*Input rows*:
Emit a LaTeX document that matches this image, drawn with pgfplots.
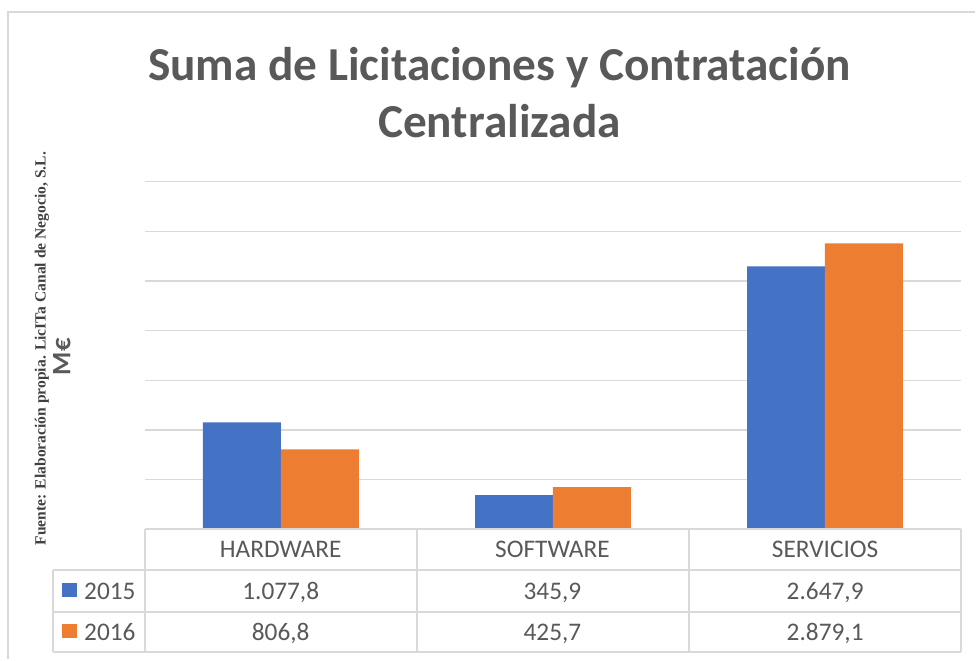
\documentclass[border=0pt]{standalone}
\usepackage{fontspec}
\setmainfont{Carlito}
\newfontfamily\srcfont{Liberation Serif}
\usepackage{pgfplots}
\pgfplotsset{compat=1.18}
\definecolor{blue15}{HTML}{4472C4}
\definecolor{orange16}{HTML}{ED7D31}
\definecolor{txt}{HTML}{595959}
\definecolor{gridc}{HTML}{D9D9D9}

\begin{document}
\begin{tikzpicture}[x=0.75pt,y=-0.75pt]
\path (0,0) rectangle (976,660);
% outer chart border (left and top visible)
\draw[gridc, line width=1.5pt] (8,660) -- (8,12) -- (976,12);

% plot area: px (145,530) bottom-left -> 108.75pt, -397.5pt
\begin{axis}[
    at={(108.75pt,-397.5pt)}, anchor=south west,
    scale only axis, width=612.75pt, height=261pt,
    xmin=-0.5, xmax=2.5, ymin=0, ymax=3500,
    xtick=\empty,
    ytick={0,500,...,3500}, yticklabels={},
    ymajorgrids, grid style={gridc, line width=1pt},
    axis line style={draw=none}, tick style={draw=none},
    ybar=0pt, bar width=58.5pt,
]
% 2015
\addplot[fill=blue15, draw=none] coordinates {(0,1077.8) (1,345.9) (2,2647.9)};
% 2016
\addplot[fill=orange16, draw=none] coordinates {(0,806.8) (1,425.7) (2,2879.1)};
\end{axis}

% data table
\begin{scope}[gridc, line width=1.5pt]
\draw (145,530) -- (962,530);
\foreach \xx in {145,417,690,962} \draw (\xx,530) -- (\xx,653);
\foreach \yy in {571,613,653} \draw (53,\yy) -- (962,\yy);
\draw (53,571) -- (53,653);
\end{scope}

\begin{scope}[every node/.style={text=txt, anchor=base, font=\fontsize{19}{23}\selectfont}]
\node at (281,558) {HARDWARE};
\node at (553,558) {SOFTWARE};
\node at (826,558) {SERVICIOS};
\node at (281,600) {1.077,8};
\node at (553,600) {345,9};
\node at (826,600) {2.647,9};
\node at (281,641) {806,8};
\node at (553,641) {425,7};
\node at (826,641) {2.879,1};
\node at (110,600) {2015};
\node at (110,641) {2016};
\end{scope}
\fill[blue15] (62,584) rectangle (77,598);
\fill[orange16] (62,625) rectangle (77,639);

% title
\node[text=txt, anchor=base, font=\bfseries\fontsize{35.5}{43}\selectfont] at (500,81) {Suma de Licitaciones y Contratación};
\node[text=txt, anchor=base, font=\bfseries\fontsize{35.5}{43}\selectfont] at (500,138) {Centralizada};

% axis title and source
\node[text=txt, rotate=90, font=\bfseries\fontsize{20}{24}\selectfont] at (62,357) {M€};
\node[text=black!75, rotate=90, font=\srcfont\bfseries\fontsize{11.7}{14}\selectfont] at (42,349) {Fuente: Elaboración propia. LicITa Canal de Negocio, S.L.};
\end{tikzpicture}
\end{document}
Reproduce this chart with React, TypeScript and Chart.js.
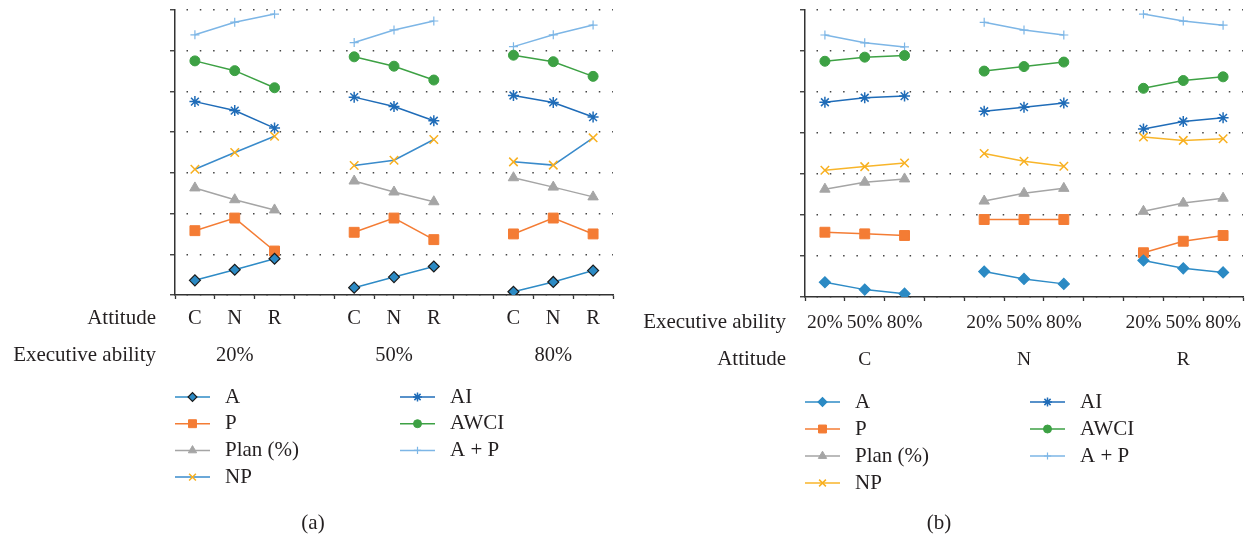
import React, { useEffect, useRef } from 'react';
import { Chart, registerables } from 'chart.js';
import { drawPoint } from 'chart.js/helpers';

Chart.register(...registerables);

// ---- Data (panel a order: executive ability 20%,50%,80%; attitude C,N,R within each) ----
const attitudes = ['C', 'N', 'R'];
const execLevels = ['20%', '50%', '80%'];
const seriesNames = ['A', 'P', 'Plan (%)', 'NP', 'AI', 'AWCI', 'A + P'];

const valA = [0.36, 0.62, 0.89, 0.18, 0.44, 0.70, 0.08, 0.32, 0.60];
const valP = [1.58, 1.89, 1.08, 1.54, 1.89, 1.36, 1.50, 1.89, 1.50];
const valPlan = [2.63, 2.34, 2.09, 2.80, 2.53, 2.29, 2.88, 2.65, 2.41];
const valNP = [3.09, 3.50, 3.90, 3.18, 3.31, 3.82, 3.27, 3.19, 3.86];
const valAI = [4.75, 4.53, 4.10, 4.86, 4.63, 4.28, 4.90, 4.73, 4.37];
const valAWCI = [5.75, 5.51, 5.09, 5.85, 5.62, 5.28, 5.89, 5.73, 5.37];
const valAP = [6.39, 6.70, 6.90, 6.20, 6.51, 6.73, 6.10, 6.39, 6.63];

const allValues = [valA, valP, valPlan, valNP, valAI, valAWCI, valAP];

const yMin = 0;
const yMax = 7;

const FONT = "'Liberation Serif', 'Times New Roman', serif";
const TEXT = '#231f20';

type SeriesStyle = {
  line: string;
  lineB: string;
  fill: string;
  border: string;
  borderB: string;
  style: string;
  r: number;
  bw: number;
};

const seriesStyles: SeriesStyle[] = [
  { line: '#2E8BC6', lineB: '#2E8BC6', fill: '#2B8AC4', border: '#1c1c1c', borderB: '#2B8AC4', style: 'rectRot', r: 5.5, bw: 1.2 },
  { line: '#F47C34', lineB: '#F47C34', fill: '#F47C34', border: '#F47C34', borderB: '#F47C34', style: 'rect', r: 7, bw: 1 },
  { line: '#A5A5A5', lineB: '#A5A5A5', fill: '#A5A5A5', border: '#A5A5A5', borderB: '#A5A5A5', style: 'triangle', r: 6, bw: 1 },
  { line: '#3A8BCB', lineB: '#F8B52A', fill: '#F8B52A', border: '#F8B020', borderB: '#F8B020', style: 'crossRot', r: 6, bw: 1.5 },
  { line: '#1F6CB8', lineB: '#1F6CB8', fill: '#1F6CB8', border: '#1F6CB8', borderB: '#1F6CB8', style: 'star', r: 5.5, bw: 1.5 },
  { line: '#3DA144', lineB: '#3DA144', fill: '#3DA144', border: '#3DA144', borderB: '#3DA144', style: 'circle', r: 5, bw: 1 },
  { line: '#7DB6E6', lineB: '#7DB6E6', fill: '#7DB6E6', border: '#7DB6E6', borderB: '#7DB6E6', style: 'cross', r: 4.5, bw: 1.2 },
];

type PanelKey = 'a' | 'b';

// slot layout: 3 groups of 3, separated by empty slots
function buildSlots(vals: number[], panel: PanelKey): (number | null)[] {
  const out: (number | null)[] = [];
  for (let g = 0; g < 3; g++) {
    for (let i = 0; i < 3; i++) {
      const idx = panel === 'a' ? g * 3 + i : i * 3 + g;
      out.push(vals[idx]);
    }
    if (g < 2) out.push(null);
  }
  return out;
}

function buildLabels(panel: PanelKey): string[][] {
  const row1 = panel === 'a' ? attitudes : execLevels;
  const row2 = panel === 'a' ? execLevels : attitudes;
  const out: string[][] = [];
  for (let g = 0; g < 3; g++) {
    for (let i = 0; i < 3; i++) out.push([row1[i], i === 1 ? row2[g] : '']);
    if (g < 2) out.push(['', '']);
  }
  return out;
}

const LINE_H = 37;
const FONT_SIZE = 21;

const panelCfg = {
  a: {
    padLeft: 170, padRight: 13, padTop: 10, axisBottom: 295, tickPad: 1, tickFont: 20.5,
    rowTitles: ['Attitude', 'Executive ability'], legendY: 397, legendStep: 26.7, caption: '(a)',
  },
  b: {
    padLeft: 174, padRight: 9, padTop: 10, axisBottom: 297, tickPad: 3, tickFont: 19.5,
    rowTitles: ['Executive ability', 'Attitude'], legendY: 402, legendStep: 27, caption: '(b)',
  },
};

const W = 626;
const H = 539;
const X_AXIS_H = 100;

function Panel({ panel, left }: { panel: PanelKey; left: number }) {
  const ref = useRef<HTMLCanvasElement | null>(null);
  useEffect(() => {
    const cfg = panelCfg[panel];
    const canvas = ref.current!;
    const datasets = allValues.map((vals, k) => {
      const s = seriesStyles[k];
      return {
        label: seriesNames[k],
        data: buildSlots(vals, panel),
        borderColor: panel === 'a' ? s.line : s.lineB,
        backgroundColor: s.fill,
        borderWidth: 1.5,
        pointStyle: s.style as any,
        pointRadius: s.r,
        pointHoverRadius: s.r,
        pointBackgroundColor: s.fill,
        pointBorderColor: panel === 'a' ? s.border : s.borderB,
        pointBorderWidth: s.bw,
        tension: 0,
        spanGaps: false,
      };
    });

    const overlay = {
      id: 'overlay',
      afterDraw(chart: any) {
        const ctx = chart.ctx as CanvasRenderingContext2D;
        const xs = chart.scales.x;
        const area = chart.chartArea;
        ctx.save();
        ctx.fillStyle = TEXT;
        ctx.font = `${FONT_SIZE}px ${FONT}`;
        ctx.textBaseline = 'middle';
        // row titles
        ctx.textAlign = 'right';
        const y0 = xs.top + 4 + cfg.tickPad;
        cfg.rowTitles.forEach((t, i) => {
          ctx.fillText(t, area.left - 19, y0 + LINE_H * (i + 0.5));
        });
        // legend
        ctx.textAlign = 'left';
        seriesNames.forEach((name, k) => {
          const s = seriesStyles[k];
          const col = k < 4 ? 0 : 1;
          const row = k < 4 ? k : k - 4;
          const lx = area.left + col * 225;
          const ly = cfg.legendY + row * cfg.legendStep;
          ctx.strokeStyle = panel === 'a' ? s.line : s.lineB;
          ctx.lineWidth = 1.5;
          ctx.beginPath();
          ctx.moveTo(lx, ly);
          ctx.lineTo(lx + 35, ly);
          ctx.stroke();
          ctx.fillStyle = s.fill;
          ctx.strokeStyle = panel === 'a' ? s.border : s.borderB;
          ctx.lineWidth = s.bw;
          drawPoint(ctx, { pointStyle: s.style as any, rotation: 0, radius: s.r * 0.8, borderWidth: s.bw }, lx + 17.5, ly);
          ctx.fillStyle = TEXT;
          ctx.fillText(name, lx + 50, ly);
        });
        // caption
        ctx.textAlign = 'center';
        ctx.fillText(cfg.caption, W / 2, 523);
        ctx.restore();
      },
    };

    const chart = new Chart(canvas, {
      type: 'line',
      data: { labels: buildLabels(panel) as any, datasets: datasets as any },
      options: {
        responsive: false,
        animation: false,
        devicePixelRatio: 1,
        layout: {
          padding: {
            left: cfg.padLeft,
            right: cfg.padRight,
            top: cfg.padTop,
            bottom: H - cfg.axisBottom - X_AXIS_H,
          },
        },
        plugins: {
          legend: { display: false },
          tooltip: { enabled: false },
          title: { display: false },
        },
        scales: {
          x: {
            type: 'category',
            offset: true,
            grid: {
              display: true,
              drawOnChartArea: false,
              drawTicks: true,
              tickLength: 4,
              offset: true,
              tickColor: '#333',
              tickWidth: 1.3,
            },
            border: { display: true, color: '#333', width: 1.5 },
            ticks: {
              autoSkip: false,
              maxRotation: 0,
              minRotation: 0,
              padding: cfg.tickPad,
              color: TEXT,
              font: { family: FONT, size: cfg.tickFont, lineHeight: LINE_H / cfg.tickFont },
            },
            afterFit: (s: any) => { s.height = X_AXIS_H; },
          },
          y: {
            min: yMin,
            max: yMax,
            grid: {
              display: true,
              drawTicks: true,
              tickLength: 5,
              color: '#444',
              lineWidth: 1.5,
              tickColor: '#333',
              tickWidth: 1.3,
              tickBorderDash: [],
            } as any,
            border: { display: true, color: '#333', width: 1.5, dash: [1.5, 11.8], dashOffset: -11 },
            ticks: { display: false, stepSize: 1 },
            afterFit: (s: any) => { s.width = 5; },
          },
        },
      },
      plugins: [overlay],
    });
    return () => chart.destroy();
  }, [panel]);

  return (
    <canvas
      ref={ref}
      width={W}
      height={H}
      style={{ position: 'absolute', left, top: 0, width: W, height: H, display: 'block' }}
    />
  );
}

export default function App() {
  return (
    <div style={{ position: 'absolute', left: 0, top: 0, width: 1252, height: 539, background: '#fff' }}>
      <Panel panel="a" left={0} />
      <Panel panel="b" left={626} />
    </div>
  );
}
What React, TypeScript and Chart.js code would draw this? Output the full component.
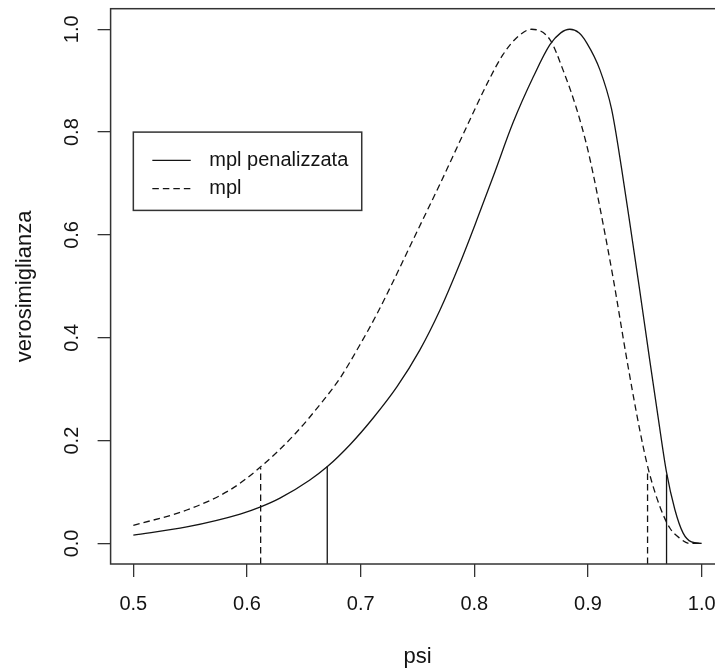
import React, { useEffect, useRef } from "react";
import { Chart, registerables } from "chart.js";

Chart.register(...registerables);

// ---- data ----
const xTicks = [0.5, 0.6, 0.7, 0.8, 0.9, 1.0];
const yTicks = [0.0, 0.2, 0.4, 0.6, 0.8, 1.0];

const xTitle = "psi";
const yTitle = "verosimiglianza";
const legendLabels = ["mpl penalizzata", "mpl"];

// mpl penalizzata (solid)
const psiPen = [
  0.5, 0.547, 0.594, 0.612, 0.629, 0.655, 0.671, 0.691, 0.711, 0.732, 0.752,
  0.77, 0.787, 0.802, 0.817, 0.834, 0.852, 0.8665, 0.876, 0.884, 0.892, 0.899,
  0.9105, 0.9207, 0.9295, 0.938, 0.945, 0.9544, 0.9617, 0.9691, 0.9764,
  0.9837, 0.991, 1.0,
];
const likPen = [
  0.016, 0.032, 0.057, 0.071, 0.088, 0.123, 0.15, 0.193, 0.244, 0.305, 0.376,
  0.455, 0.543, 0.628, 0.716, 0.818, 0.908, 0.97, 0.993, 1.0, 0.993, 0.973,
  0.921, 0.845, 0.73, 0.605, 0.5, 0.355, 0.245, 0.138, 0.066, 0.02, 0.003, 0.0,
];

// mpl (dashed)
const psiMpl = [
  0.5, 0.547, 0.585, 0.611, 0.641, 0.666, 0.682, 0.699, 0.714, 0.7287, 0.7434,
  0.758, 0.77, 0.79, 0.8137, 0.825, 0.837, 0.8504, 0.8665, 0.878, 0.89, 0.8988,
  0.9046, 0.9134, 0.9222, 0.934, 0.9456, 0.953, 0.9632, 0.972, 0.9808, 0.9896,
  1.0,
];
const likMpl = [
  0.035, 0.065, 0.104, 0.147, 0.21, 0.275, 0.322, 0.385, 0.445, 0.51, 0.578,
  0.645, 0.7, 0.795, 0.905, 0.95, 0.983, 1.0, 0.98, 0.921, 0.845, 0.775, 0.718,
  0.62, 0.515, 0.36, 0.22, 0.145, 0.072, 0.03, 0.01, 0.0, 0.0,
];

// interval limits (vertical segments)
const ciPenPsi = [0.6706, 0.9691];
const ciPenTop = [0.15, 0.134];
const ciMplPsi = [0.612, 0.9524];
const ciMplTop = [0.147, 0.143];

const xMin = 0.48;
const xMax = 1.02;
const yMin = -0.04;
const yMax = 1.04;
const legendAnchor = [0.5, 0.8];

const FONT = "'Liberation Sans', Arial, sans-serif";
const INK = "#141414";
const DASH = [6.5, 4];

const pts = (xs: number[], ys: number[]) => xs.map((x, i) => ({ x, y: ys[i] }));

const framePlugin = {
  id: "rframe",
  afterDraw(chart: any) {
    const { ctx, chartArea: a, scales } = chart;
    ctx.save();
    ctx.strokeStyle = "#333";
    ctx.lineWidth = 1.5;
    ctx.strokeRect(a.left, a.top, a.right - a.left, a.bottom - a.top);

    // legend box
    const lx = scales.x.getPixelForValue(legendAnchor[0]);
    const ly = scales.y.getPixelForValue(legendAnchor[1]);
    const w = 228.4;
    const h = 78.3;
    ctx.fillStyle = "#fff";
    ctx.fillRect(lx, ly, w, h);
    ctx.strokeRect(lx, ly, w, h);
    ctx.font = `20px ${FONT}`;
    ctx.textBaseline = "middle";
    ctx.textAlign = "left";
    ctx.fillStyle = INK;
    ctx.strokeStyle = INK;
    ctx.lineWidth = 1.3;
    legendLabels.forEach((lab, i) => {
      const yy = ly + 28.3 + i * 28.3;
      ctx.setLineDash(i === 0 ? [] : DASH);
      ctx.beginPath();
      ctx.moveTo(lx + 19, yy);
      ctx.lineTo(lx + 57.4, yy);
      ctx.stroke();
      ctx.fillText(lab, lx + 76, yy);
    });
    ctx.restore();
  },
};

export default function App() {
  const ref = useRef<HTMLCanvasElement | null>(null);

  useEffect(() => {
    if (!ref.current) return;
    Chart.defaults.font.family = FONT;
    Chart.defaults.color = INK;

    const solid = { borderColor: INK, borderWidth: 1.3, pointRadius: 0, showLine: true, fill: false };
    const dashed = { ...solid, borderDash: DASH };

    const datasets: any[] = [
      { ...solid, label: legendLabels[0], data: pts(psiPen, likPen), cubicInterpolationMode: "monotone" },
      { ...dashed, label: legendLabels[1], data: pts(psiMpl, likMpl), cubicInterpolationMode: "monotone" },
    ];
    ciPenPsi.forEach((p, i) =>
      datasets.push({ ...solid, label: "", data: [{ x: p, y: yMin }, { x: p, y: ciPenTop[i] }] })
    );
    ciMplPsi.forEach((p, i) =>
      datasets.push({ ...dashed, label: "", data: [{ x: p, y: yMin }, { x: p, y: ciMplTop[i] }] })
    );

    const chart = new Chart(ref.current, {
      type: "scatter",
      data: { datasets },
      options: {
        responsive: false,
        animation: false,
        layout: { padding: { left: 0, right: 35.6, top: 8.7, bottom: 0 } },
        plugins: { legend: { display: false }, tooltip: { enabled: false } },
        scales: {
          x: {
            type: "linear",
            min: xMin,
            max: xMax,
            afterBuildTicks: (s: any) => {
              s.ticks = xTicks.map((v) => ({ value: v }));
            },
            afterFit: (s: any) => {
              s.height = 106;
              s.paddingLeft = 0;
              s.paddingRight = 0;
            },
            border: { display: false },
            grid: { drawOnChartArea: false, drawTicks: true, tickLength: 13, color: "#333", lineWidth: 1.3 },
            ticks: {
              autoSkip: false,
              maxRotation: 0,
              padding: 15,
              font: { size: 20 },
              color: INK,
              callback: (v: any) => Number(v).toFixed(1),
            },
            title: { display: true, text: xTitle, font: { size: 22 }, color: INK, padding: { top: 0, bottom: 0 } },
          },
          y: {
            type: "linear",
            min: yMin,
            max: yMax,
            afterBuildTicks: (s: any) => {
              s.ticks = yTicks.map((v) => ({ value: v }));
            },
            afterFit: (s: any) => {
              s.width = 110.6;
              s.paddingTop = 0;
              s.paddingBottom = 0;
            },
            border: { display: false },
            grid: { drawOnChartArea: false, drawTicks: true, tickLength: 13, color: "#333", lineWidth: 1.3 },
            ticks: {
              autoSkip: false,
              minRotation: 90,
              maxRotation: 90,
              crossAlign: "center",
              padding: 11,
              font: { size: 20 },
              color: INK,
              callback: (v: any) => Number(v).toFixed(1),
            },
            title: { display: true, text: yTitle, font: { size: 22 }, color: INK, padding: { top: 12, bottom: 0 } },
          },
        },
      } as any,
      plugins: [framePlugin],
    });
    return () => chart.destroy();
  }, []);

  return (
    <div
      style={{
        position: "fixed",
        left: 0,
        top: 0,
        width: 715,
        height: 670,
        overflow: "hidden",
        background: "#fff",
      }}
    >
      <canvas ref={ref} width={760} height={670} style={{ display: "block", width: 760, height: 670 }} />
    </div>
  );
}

*Given request*:
Show each line of the listing that holds the string "TypeScript".

*Answer in full*:
Reproduce this chart with React, TypeScript and Chart.js.
What React, TypeScript and Chart.js code would draw this? Output the full component.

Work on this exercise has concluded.